WRITTEN INSTRUCTION>
Repeat the material below exactly, with no pictures.

TASK MATERIAL>
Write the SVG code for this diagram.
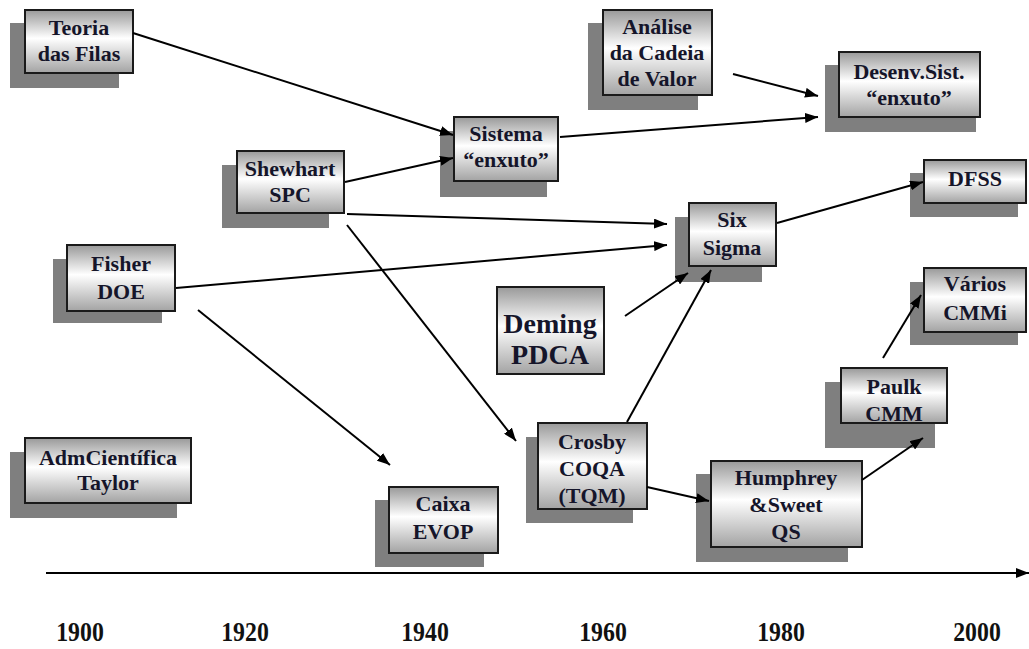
<svg xmlns="http://www.w3.org/2000/svg" width="1029" height="649" viewBox="0 0 1029 649">
  <style>
    .shadow { fill: #7f7f7f; }
    .box { fill: url(#boxFill); stroke: #1a1a1a; stroke-width: 2; }
    .lbl { font-family: "Liberation Serif", "Times New Roman", serif; font-weight: bold; font-size: 22px; fill: #15152a; text-anchor: middle; }
    .big { font-size: 28px; }
    .year { font-family: "Liberation Serif", "Times New Roman", serif; font-weight: bold; font-size: 28px; fill: #111; text-anchor: middle; }
    .link { stroke: #000; stroke-width: 2; fill: none; marker-end: url(#head); }
  </style>
  <defs>
    <linearGradient id="boxFill" x1="0" y1="0" x2="0" y2="1">
      <stop offset="0" stop-color="#999999"/>
      <stop offset="0.45" stop-color="#ffffff"/>
      <stop offset="1" stop-color="#a3a3a3"/>
    </linearGradient>
    <marker id="head" markerUnits="userSpaceOnUse" markerWidth="13" markerHeight="10" refX="13" refY="5" orient="auto">
      <path d="M0,0 L13,5 L0,10 z" fill="#000"/>
    </marker>
  </defs>

  <rect width="1029" height="649" fill="#fff"/>

  <g id="teoria">
    <rect class="shadow" x="10" y="23" width="109" height="65"/>
    <rect class="box" x="25" y="10" width="108" height="63"/>
    <text class="lbl" x="79" y="35">Teoria</text>
    <text class="lbl" x="79" y="61">das Filas</text>
  </g>

  <g id="analise">
    <rect class="shadow" x="588" y="23" width="110" height="87"/>
    <rect class="box" x="603" y="10" width="109" height="85"/>
    <text class="lbl" x="657" y="34">Análise</text>
    <text class="lbl" x="657" y="60">da Cadeia</text>
    <text class="lbl" x="657" y="86">de Valor</text>
  </g>

  <g id="desenv">
    <rect class="shadow" x="825" y="65" width="151" height="67"/>
    <rect class="box" x="839" y="52" width="141" height="65"/>
    <text class="lbl" x="909" y="79">Desenv.Sist.</text>
    <text class="lbl" x="909" y="105">“enxuto”</text>
  </g>

  <g id="shewhart">
    <rect class="shadow" x="222" y="165" width="107" height="63"/>
    <rect class="box" x="237" y="151" width="107" height="62"/>
    <text class="lbl" x="290" y="176">Shewhart</text>
    <text class="lbl" x="290" y="202">SPC</text>
  </g>

  <g id="sistema">
    <rect class="shadow" x="440" y="131" width="107" height="66"/>
    <rect class="box" x="454" y="117" width="104" height="64"/>
    <text class="lbl" x="506" y="141">Sistema</text>
    <text class="lbl" x="506" y="167">“enxuto”</text>
  </g>

  <g id="fisher">
    <rect class="shadow" x="53" y="259" width="109" height="64"/>
    <rect class="box" x="67" y="245" width="108" height="66"/>
    <text class="lbl" x="121" y="271">Fisher</text>
    <text class="lbl" x="121" y="299">DOE</text>
  </g>

  <g id="sixsigma">
    <rect class="shadow" x="675" y="217" width="87" height="65"/>
    <rect class="box" x="689" y="203" width="87" height="63"/>
    <text class="lbl" x="732" y="227">Six</text>
    <text class="lbl" x="732" y="255">Sigma</text>
  </g>

  <g id="dfss">
    <rect class="shadow" x="910" y="173" width="108" height="44"/>
    <rect class="box" x="924" y="160" width="102" height="43"/>
    <text class="lbl" x="975" y="186">DFSS</text>
  </g>

  <g id="deming">
    <rect class="box" x="497" y="287" width="107" height="87"/>
    <text class="lbl big" x="550" y="333">Deming</text>
    <text class="lbl big" x="550" y="364">PDCA</text>
  </g>

  <g id="varios">
    <rect class="shadow" x="910" y="282" width="108" height="63"/>
    <rect class="box" x="924" y="268" width="102" height="64"/>
    <text class="lbl" x="975" y="291">Vários</text>
    <text class="lbl" x="975" y="320">CMMi</text>
  </g>

  <g id="paulk">
    <rect class="shadow" x="825" y="382" width="110" height="66"/>
    <rect class="box" x="841" y="368" width="106" height="55"/>
    <text class="lbl" x="894" y="394">Paulk</text>
    <text class="lbl" x="894" y="421">CMM</text>
  </g>

  <g id="taylor">
    <rect class="shadow" x="10" y="452" width="167" height="66"/>
    <rect class="box" x="25" y="438" width="166" height="65"/>
    <text class="lbl" x="108" y="465">AdmCientífica</text>
    <text class="lbl" x="108" y="490">Taylor</text>
  </g>

  <g id="caixa">
    <rect class="shadow" x="375" y="500" width="109" height="67"/>
    <rect class="box" x="389" y="487" width="109" height="66"/>
    <text class="lbl" x="443" y="511">Caixa</text>
    <text class="lbl" x="443" y="539">EVOP</text>
  </g>

  <g id="crosby">
    <rect class="shadow" x="526" y="437" width="107" height="86"/>
    <rect class="box" x="538" y="423" width="109" height="86"/>
    <text class="lbl" x="592" y="449">Crosby</text>
    <text class="lbl" x="592" y="476">COQA</text>
    <text class="lbl" x="592" y="503">(TQM)</text>
  </g>

  <g id="humphrey">
    <rect class="shadow" x="696" y="474" width="152" height="88"/>
    <rect class="box" x="711" y="461" width="151" height="86"/>
    <text class="lbl" x="786" y="485">Humphrey</text>
    <text class="lbl" x="786" y="512">&amp;Sweet</text>
    <text class="lbl" x="786" y="539">QS</text>
  </g>

  <g id="connectors">
    <line class="link" x1="133" y1="33" x2="453" y2="135"/>
    <line class="link" x1="345" y1="182" x2="453" y2="158"/>
    <line class="link" x1="560" y1="137" x2="818" y2="117"/>
    <line class="link" x1="733" y1="74" x2="818" y2="96"/>
    <line class="link" x1="347" y1="214" x2="667" y2="224"/>
    <line class="link" x1="176" y1="288" x2="667" y2="245"/>
    <line class="link" x1="347" y1="225" x2="516" y2="441"/>
    <line class="link" x1="198" y1="310" x2="390" y2="465"/>
    <line class="link" x1="625" y1="316" x2="688" y2="273"/>
    <line class="link" x1="627" y1="422" x2="711" y2="270"/>
    <line class="link" x1="777" y1="223" x2="923" y2="182"/>
    <line class="link" x1="647" y1="487" x2="709" y2="501"/>
    <line class="link" x1="862" y1="480" x2="923" y2="438"/>
    <line class="link" x1="883" y1="358" x2="921" y2="295"/>
  </g>

  <g id="timeline">
    <line class="link" x1="46" y1="573" x2="1029" y2="573"/>
    <!-- year labels: tall, narrow bold figures -->
    <text class="year" transform="translate(80,641) scale(0.85,1)">1900</text>
    <text class="year" transform="translate(245,641) scale(0.85,1)">1920</text>
    <text class="year" transform="translate(425,641) scale(0.85,1)">1940</text>
    <text class="year" transform="translate(603,641) scale(0.85,1)">1960</text>
    <text class="year" transform="translate(781,641) scale(0.85,1)">1980</text>
    <text class="year" transform="translate(977,641) scale(0.85,1)">2000</text>
  </g>
</svg>
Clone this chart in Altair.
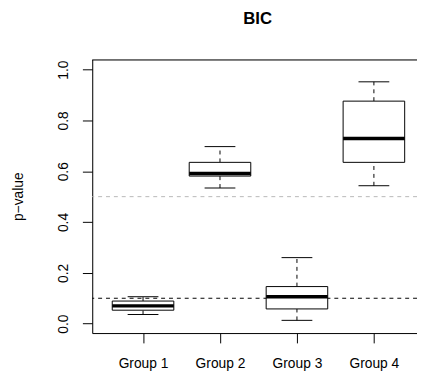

SOLUTION BELOW>
Write the SVG code for this diagram.
<svg xmlns="http://www.w3.org/2000/svg" width="1029" height="649" viewBox="0 0 1029 649">
  <style>
    .shadow { fill: #7f7f7f; }
    .box { fill: url(#boxFill); stroke: #1a1a1a; stroke-width: 2; }
    .lbl { font-family: "Liberation Serif", "Times New Roman", serif; font-weight: bold; font-size: 22px; fill: #15152a; text-anchor: middle; }
    .big { font-size: 28px; }
    .year { font-family: "Liberation Serif", "Times New Roman", serif; font-weight: bold; font-size: 28px; fill: #111; text-anchor: middle; }
    .link { stroke: #000; stroke-width: 2; fill: none; marker-end: url(#head); }
  </style>
  <defs>
    <linearGradient id="boxFill" x1="0" y1="0" x2="0" y2="1">
      <stop offset="0" stop-color="#999999"/>
      <stop offset="0.45" stop-color="#ffffff"/>
      <stop offset="1" stop-color="#a3a3a3"/>
    </linearGradient>
    <marker id="head" markerUnits="userSpaceOnUse" markerWidth="13" markerHeight="10" refX="13" refY="5" orient="auto">
      <path d="M0,0 L13,5 L0,10 z" fill="#000"/>
    </marker>
  </defs>

  <rect width="1029" height="649" fill="#fff"/>

  <g id="teoria">
    <rect class="shadow" x="10" y="23" width="109" height="65"/>
    <rect class="box" x="25" y="10" width="108" height="63"/>
    <text class="lbl" x="79" y="35">Teoria</text>
    <text class="lbl" x="79" y="61">das Filas</text>
  </g>

  <g id="analise">
    <rect class="shadow" x="588" y="23" width="110" height="87"/>
    <rect class="box" x="603" y="10" width="109" height="85"/>
    <text class="lbl" x="657" y="34">Análise</text>
    <text class="lbl" x="657" y="60">da Cadeia</text>
    <text class="lbl" x="657" y="86">de Valor</text>
  </g>

  <g id="desenv">
    <rect class="shadow" x="825" y="65" width="151" height="67"/>
    <rect class="box" x="839" y="52" width="141" height="65"/>
    <text class="lbl" x="909" y="79">Desenv.Sist.</text>
    <text class="lbl" x="909" y="105">“enxuto”</text>
  </g>

  <g id="shewhart">
    <rect class="shadow" x="222" y="165" width="107" height="63"/>
    <rect class="box" x="237" y="151" width="107" height="62"/>
    <text class="lbl" x="290" y="176">Shewhart</text>
    <text class="lbl" x="290" y="202">SPC</text>
  </g>

  <g id="sistema">
    <rect class="shadow" x="440" y="131" width="107" height="66"/>
    <rect class="box" x="454" y="117" width="104" height="64"/>
    <text class="lbl" x="506" y="141">Sistema</text>
    <text class="lbl" x="506" y="167">“enxuto”</text>
  </g>

  <g id="fisher">
    <rect class="shadow" x="53" y="259" width="109" height="64"/>
    <rect class="box" x="67" y="245" width="108" height="66"/>
    <text class="lbl" x="121" y="271">Fisher</text>
    <text class="lbl" x="121" y="299">DOE</text>
  </g>

  <g id="sixsigma">
    <rect class="shadow" x="675" y="217" width="87" height="65"/>
    <rect class="box" x="689" y="203" width="87" height="63"/>
    <text class="lbl" x="732" y="227">Six</text>
    <text class="lbl" x="732" y="255">Sigma</text>
  </g>

  <g id="dfss">
    <rect class="shadow" x="910" y="173" width="108" height="44"/>
    <rect class="box" x="924" y="160" width="102" height="43"/>
    <text class="lbl" x="975" y="186">DFSS</text>
  </g>

  <g id="deming">
    <rect class="box" x="497" y="287" width="107" height="87"/>
    <text class="lbl big" x="550" y="333">Deming</text>
    <text class="lbl big" x="550" y="364">PDCA</text>
  </g>

  <g id="varios">
    <rect class="shadow" x="910" y="282" width="108" height="63"/>
    <rect class="box" x="924" y="268" width="102" height="64"/>
    <text class="lbl" x="975" y="291">Vários</text>
    <text class="lbl" x="975" y="320">CMMi</text>
  </g>

  <g id="paulk">
    <rect class="shadow" x="825" y="382" width="110" height="66"/>
    <rect class="box" x="841" y="368" width="106" height="55"/>
    <text class="lbl" x="894" y="394">Paulk</text>
    <text class="lbl" x="894" y="421">CMM</text>
  </g>

  <g id="taylor">
    <rect class="shadow" x="10" y="452" width="167" height="66"/>
    <rect class="box" x="25" y="438" width="166" height="65"/>
    <text class="lbl" x="108" y="465">AdmCientífica</text>
    <text class="lbl" x="108" y="490">Taylor</text>
  </g>

  <g id="caixa">
    <rect class="shadow" x="375" y="500" width="109" height="67"/>
    <rect class="box" x="389" y="487" width="109" height="66"/>
    <text class="lbl" x="443" y="511">Caixa</text>
    <text class="lbl" x="443" y="539">EVOP</text>
  </g>

  <g id="crosby">
    <rect class="shadow" x="526" y="437" width="107" height="86"/>
    <rect class="box" x="538" y="423" width="109" height="86"/>
    <text class="lbl" x="592" y="449">Crosby</text>
    <text class="lbl" x="592" y="476">COQA</text>
    <text class="lbl" x="592" y="503">(TQM)</text>
  </g>

  <g id="humphrey">
    <rect class="shadow" x="696" y="474" width="152" height="88"/>
    <rect class="box" x="711" y="461" width="151" height="86"/>
    <text class="lbl" x="786" y="485">Humphrey</text>
    <text class="lbl" x="786" y="512">&amp;Sweet</text>
    <text class="lbl" x="786" y="539">QS</text>
  </g>

  <g id="connectors">
    <line class="link" x1="133" y1="33" x2="453" y2="135"/>
    <line class="link" x1="345" y1="182" x2="453" y2="158"/>
    <line class="link" x1="560" y1="137" x2="818" y2="117"/>
    <line class="link" x1="733" y1="74" x2="818" y2="96"/>
    <line class="link" x1="347" y1="214" x2="667" y2="224"/>
    <line class="link" x1="176" y1="288" x2="667" y2="245"/>
    <line class="link" x1="347" y1="225" x2="516" y2="441"/>
    <line class="link" x1="198" y1="310" x2="390" y2="465"/>
    <line class="link" x1="625" y1="316" x2="688" y2="273"/>
    <line class="link" x1="627" y1="422" x2="711" y2="270"/>
    <line class="link" x1="777" y1="223" x2="923" y2="182"/>
    <line class="link" x1="647" y1="487" x2="709" y2="501"/>
    <line class="link" x1="862" y1="480" x2="923" y2="438"/>
    <line class="link" x1="883" y1="358" x2="921" y2="295"/>
  </g>

  <g id="timeline">
    <line class="link" x1="46" y1="573" x2="1029" y2="573"/>
    <!-- year labels: tall, narrow bold figures -->
    <text class="year" transform="translate(80,641) scale(0.85,1)">1900</text>
    <text class="year" transform="translate(245,641) scale(0.85,1)">1920</text>
    <text class="year" transform="translate(425,641) scale(0.85,1)">1940</text>
    <text class="year" transform="translate(603,641) scale(0.85,1)">1960</text>
    <text class="year" transform="translate(781,641) scale(0.85,1)">1980</text>
    <text class="year" transform="translate(977,641) scale(0.85,1)">2000</text>
  </g>
</svg>
Clone this chart in Altair.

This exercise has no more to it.